> _EXERCISE AIM_: Omit every picture and output the rest of the records exactly as they are.

> _DATASET ROWS_:
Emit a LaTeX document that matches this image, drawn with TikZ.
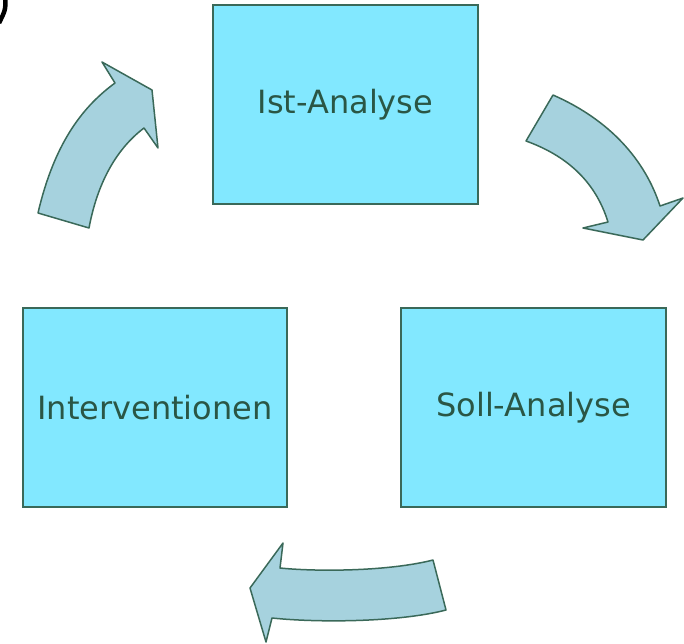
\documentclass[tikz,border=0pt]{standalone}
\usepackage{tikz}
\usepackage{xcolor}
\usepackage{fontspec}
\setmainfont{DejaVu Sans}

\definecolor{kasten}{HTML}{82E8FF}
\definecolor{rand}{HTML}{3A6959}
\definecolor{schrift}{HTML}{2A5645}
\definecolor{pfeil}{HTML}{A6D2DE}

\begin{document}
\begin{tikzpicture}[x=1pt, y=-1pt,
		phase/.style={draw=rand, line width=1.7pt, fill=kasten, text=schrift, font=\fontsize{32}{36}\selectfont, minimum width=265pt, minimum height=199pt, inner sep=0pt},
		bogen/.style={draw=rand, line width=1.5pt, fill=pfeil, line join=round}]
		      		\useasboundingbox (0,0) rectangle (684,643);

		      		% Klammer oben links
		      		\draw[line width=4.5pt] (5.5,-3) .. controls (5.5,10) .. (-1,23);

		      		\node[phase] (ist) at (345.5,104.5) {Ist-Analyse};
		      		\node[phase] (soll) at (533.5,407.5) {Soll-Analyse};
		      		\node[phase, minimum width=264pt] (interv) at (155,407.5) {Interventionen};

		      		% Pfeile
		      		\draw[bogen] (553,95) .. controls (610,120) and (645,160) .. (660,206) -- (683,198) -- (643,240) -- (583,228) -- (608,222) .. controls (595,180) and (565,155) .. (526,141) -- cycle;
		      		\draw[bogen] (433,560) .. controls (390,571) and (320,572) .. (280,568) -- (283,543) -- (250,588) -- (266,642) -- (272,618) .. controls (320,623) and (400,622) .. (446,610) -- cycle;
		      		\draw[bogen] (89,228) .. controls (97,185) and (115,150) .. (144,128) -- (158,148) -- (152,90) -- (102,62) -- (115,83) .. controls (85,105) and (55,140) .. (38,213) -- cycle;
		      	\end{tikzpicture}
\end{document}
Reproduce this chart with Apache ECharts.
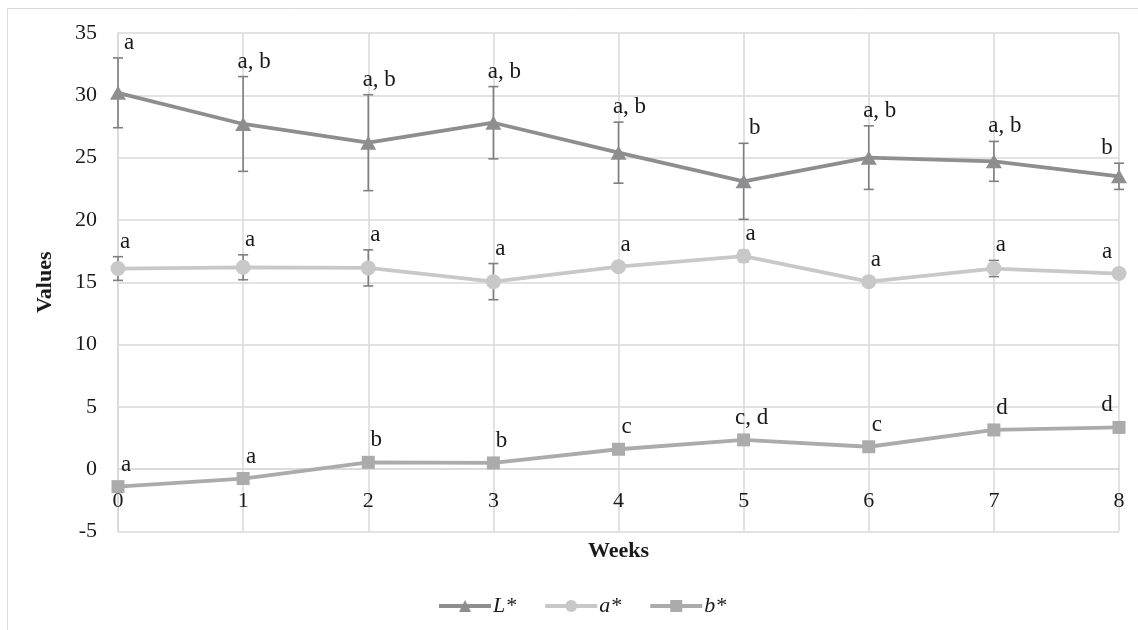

> _SOLUTION TO THIS PROBLEM_:
Emit a LaTeX document that matches this image, drawn with TikZ.
\documentclass[tikz,border=0pt]{standalone}
\usepackage{tikz}
\usepackage{xcolor}
\usepackage{fontspec}
\setmainfont{DejaVu Sans}

\definecolor{kasten}{HTML}{82E8FF}
\definecolor{rand}{HTML}{3A6959}
\definecolor{schrift}{HTML}{2A5645}
\definecolor{pfeil}{HTML}{A6D2DE}

\begin{document}
\begin{tikzpicture}[x=1pt, y=-1pt,
		phase/.style={draw=rand, line width=1.7pt, fill=kasten, text=schrift, font=\fontsize{32}{36}\selectfont, minimum width=265pt, minimum height=199pt, inner sep=0pt},
		bogen/.style={draw=rand, line width=1.5pt, fill=pfeil, line join=round}]
		      		\useasboundingbox (0,0) rectangle (684,643);

		      		% Klammer oben links
		      		\draw[line width=4.5pt] (5.5,-3) .. controls (5.5,10) .. (-1,23);

		      		\node[phase] (ist) at (345.5,104.5) {Ist-Analyse};
		      		\node[phase] (soll) at (533.5,407.5) {Soll-Analyse};
		      		\node[phase, minimum width=264pt] (interv) at (155,407.5) {Interventionen};

		      		% Pfeile
		      		\draw[bogen] (553,95) .. controls (610,120) and (645,160) .. (660,206) -- (683,198) -- (643,240) -- (583,228) -- (608,222) .. controls (595,180) and (565,155) .. (526,141) -- cycle;
		      		\draw[bogen] (433,560) .. controls (390,571) and (320,572) .. (280,568) -- (283,543) -- (250,588) -- (266,642) -- (272,618) .. controls (320,623) and (400,622) .. (446,610) -- cycle;
		      		\draw[bogen] (89,228) .. controls (97,185) and (115,150) .. (144,128) -- (158,148) -- (152,90) -- (102,62) -- (115,83) .. controls (85,105) and (55,140) .. (38,213) -- cycle;
		      	\end{tikzpicture}
\end{document}
Reproduce this chart with Apache ECharts.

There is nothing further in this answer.